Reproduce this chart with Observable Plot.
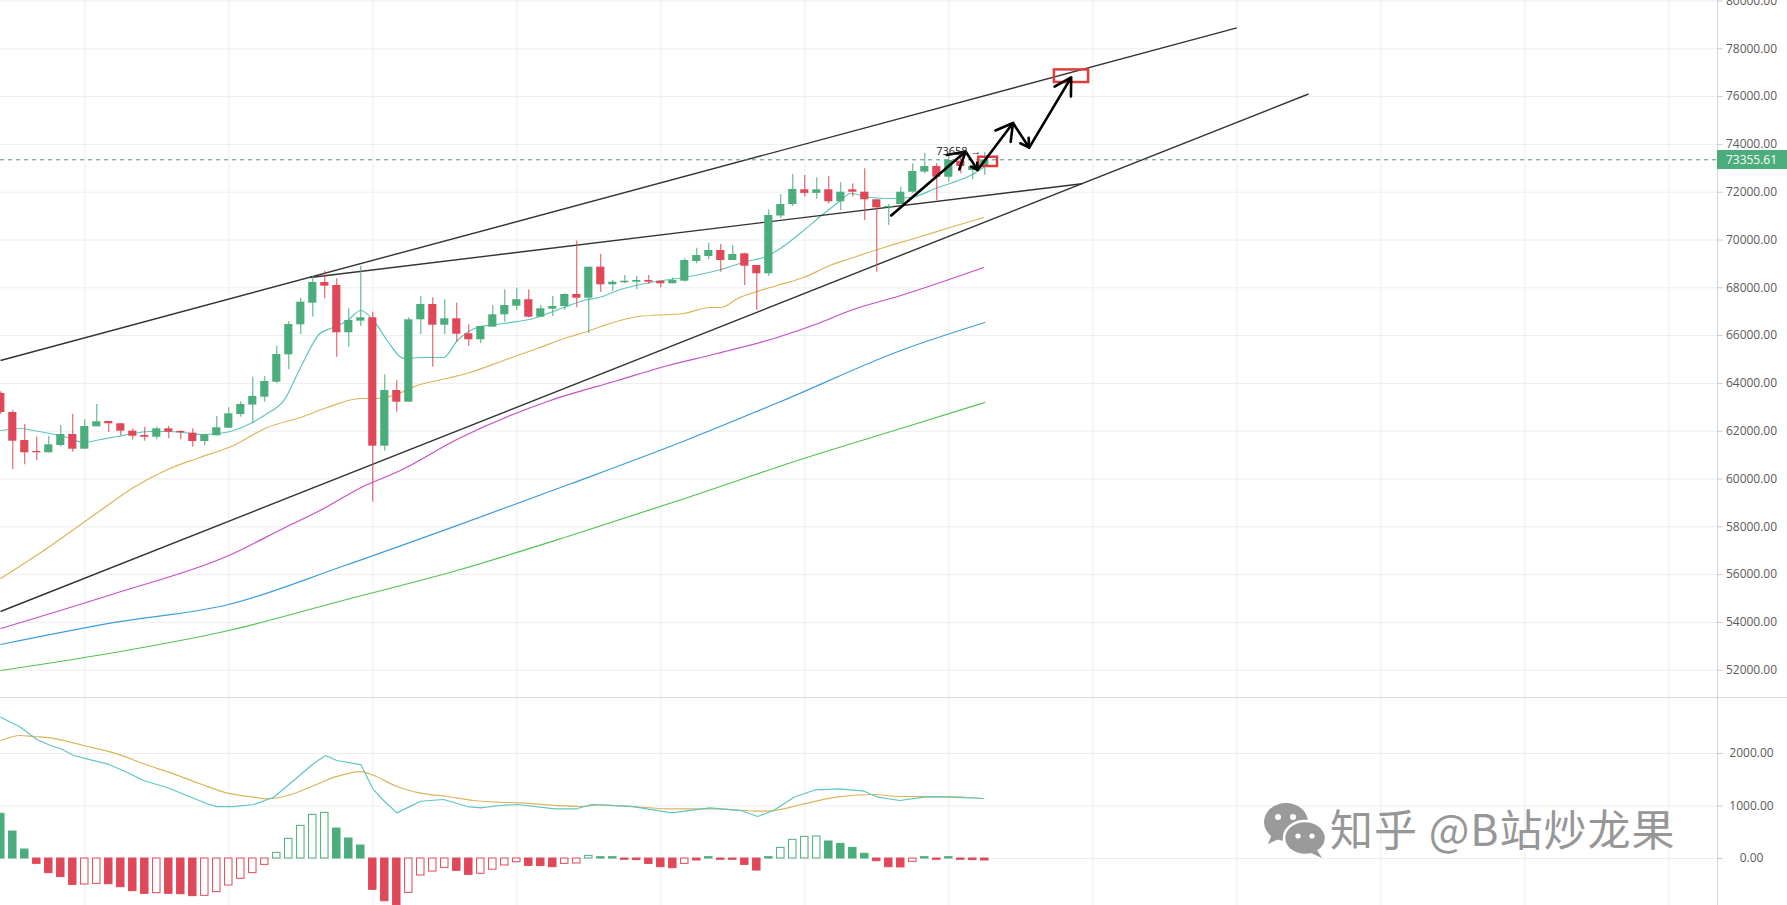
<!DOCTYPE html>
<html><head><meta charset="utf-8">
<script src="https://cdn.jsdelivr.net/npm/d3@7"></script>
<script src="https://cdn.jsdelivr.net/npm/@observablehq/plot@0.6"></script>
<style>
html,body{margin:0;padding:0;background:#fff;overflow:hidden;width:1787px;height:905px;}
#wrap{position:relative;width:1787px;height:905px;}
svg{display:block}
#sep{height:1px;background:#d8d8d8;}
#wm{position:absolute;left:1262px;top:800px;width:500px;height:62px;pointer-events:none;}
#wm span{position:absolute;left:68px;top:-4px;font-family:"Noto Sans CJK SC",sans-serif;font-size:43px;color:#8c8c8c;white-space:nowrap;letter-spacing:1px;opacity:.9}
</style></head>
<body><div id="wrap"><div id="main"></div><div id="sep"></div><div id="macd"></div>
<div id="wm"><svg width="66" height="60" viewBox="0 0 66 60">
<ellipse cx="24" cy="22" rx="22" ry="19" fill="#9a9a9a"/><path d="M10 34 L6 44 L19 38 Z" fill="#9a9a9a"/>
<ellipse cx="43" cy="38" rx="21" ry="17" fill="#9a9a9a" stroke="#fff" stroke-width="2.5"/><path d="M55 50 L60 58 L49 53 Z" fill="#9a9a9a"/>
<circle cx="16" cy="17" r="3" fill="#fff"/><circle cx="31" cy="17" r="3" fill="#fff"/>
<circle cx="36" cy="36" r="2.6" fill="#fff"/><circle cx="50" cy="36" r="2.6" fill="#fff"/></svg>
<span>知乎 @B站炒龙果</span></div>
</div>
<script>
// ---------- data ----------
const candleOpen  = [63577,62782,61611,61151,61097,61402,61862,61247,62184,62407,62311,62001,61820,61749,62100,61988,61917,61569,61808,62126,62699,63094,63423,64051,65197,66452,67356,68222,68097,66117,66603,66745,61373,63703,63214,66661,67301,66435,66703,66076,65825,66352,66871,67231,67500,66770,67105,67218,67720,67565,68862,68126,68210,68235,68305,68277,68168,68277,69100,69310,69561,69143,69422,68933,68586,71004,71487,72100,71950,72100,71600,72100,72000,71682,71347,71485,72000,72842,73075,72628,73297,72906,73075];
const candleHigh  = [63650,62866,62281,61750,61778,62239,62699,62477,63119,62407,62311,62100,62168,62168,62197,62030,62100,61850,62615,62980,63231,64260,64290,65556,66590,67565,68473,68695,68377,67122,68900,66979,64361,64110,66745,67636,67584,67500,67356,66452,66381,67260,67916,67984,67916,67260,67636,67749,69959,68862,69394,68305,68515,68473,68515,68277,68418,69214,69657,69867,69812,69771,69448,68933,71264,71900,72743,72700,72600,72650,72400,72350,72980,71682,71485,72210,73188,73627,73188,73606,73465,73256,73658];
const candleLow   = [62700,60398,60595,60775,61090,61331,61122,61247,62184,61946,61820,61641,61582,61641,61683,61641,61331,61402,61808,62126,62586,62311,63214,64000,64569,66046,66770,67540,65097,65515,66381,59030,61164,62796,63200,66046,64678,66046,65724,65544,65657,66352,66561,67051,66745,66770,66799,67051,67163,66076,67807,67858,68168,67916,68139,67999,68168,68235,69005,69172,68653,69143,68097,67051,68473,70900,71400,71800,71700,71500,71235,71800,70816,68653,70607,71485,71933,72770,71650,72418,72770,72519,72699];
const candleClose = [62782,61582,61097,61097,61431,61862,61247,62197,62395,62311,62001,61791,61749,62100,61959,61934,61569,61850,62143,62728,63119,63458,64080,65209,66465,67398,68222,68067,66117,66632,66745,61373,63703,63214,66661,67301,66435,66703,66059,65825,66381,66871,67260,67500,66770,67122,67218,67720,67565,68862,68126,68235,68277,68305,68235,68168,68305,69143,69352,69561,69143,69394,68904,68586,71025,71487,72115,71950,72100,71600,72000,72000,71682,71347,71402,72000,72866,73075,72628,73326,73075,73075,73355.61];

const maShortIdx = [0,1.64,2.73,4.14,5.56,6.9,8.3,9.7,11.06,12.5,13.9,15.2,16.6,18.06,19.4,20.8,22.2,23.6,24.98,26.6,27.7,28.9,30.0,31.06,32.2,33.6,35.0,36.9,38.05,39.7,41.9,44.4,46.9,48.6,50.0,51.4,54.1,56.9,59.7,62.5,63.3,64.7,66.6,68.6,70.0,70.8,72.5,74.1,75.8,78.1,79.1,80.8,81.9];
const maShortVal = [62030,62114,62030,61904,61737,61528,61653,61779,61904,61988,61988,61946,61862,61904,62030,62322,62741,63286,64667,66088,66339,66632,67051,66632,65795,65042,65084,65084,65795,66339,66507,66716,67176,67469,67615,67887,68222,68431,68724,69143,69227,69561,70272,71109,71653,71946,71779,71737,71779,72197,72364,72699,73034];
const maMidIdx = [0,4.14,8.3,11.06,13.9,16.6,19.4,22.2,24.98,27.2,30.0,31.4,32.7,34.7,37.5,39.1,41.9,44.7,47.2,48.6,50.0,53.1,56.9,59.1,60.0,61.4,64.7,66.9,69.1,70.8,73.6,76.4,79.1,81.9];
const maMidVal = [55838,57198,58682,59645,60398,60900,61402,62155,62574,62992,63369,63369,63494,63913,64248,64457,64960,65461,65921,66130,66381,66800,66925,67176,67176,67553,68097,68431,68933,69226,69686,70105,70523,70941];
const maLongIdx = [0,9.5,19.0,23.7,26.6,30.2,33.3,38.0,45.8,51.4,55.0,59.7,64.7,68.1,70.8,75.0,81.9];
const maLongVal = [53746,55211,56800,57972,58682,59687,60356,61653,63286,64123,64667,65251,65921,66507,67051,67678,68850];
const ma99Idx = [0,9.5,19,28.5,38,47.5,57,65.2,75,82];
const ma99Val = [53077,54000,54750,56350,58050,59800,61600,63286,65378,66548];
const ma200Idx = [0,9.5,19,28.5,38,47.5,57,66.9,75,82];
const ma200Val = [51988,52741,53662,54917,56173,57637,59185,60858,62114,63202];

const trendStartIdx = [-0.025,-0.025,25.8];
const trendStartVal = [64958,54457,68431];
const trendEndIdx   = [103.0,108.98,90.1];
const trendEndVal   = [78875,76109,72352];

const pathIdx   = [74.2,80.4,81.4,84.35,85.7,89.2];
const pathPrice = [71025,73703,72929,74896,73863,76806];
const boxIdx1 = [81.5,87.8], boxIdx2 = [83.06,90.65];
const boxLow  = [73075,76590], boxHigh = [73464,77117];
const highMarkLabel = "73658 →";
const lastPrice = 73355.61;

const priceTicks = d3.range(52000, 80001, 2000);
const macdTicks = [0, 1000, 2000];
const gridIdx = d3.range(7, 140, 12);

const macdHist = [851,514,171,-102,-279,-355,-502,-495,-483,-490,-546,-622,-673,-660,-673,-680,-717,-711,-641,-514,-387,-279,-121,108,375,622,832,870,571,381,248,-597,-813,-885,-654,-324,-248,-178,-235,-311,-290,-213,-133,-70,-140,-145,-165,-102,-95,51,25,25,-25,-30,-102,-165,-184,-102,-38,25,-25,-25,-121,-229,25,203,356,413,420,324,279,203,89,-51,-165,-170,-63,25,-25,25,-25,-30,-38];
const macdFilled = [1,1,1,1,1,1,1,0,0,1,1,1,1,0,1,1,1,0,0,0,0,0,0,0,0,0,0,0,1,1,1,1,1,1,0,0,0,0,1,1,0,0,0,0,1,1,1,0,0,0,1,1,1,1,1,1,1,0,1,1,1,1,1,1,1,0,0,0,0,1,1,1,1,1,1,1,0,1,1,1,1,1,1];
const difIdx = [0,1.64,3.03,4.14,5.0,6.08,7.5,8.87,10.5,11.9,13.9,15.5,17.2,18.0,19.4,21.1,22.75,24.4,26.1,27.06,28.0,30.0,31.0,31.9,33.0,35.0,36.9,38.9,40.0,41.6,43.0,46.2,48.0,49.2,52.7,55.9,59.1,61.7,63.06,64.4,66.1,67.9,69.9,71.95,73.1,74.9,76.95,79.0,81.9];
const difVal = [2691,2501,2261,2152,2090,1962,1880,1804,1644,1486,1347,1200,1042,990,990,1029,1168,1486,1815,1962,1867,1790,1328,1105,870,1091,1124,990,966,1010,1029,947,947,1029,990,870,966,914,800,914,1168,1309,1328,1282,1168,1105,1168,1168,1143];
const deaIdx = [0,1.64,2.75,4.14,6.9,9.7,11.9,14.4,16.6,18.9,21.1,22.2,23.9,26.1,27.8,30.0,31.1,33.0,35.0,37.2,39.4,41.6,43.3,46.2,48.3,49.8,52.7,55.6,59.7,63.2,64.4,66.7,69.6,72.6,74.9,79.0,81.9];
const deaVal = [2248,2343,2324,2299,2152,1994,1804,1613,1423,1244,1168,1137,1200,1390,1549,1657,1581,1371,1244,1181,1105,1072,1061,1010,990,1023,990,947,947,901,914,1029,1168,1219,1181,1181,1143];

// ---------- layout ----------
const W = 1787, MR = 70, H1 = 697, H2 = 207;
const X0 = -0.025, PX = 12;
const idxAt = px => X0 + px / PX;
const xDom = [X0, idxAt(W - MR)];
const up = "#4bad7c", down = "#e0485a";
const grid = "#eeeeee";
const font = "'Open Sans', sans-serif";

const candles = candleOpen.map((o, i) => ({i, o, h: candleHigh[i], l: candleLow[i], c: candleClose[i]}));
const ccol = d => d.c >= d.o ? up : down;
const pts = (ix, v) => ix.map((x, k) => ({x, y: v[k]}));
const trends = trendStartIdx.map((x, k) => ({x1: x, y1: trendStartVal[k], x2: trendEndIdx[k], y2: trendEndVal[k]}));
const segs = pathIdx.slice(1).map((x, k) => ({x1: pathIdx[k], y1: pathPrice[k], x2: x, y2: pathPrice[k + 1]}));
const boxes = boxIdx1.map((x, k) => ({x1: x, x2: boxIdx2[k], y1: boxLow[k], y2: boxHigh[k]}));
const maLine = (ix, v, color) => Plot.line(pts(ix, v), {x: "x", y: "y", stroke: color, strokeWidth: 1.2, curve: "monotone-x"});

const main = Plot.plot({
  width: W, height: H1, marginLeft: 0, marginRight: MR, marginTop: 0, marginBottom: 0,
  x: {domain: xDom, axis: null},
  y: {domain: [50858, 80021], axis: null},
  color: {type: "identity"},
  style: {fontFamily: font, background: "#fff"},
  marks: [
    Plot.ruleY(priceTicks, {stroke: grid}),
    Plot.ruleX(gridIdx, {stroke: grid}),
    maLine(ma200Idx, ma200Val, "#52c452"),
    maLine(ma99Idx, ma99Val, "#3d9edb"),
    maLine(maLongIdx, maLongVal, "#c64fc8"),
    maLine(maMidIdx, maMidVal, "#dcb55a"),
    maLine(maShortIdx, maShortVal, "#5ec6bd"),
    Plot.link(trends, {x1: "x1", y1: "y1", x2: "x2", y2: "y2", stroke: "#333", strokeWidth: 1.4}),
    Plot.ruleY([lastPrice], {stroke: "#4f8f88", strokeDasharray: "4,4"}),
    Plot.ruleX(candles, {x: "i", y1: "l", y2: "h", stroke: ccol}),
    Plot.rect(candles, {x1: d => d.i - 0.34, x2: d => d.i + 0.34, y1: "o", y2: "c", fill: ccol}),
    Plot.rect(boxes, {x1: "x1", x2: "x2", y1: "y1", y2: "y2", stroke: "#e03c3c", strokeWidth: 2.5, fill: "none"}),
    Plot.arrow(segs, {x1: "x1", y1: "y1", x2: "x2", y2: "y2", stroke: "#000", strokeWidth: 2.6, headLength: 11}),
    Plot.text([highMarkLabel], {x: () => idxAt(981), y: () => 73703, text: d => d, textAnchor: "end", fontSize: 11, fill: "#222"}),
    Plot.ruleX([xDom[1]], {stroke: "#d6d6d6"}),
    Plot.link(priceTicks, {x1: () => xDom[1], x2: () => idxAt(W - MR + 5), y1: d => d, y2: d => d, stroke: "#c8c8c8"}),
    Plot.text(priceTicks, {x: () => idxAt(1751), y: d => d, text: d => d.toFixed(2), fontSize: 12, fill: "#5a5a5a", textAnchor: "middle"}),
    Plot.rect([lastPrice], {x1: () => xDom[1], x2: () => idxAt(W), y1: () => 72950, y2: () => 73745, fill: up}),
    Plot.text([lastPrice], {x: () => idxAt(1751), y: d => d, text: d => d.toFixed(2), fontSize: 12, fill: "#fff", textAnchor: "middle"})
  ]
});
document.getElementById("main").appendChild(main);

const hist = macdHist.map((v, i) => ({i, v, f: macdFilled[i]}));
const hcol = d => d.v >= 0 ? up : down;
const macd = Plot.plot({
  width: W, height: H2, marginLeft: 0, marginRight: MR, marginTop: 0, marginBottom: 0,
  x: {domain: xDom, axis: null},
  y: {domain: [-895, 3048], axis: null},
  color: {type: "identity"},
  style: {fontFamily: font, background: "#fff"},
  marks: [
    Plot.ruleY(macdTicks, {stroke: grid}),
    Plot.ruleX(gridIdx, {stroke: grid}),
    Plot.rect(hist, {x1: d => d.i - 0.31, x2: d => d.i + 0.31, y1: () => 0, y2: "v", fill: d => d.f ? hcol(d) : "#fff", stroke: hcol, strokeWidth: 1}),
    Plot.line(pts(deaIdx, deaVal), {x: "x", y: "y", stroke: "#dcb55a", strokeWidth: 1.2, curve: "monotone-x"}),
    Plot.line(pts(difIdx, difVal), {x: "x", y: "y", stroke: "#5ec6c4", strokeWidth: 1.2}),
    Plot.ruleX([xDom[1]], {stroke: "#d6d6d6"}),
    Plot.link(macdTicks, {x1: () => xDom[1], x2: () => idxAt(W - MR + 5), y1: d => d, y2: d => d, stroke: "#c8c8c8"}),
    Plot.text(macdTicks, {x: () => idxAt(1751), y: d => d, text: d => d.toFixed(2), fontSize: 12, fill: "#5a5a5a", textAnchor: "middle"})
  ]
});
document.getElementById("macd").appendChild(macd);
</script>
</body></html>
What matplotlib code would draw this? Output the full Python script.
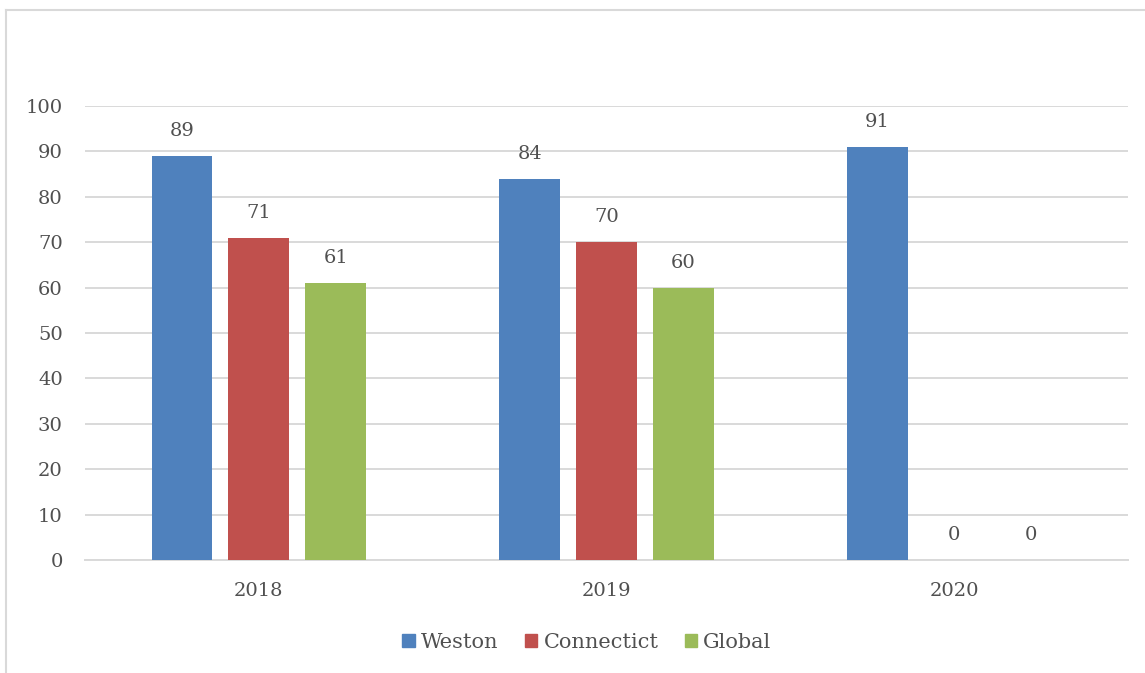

▶ TASK DESCRIPTION: In the data above, how many lines contain the string "this"? Answer with the number only.

▶ EXERCISE RESPONSE: 2